In the following, I would like to give you an impression of his working methods.
With a view to your patience, which I do not want to tax beyond measure, I will concentrate on the two main scientific works, the dissertation and the habilitation thesis.
It should only be mentioned in passing that Virgilio also devoted almost 30 years to climate and seismohistorical topics, both in the form of palaeographical and philological advice and corrections as well as the translation and interpretation of Latin texts into German.
Virgilio began his academic career with ancient comedy. More precisely with Plautus. He dedicated his dissertation to the motif of mistaken identity in the Menaechmi and the Amphitruo, two Plautinian plays whose Greek models have not survived.
Virgilio argued that a certain genre of Greek theatre could be inferred from these two Latin stage plays. He wanted to deduce the existence of a Greek comedy of confusion from them.
It is important to know that Roman comedy, with its well-known representatives Plautus and Terence, was strongly oriented towards contemporary Greek theatre in terms of subject matter and performance practice at the beginning of the 2nd century BC. The New Comedy, which flourished at the time, was set in the bourgeois sphere of the ancient city and mainly dealt with private and realistic themes.
The best-known poet of the New Comedy was Menander.
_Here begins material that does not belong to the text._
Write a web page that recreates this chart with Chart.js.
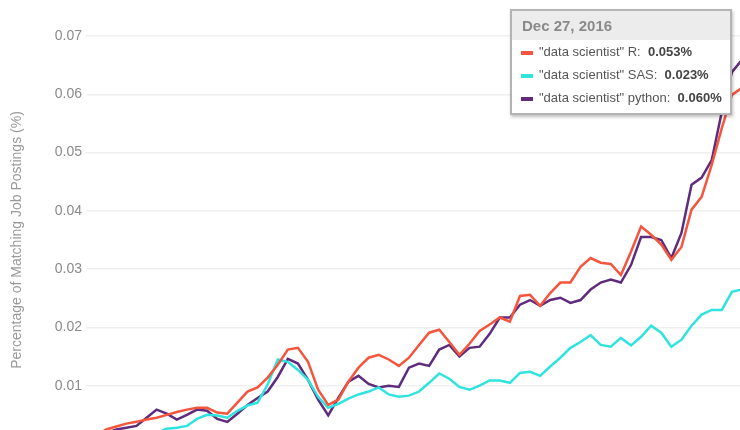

His stage plays were the model for several plays by Plautus and Terence.
Ancient drama recognises certain plot patterns on which the individual plays are based: In comedy, for example, these are intrigue and the recognition of a person believed to be lost. A typical plot pattern in New Comedy is the following incident: a young man enjoys love and life, while his father or an older relative tries to control the family estate and social norms. The young man needs money and deceives the old man with the help of a cunning slave. The old man then spins a counter-intrigue. The end is crowned by a reconciliation, a happy ending.
Plautus’ Menaichmi lives from the motif of confusion. Twins, both named Menaechmus, were separated at birth and suddenly find themselves in the same city without knowing about each other. This leads to numerous entanglements and misunderstandings, which are only resolved when the two recognise each other with the help of a clever slave.
The second play, Amphitruo, is somewhat isolated within Plautus’ oeuvre and is probably one of the most influential dramatic texts in terms of reception history.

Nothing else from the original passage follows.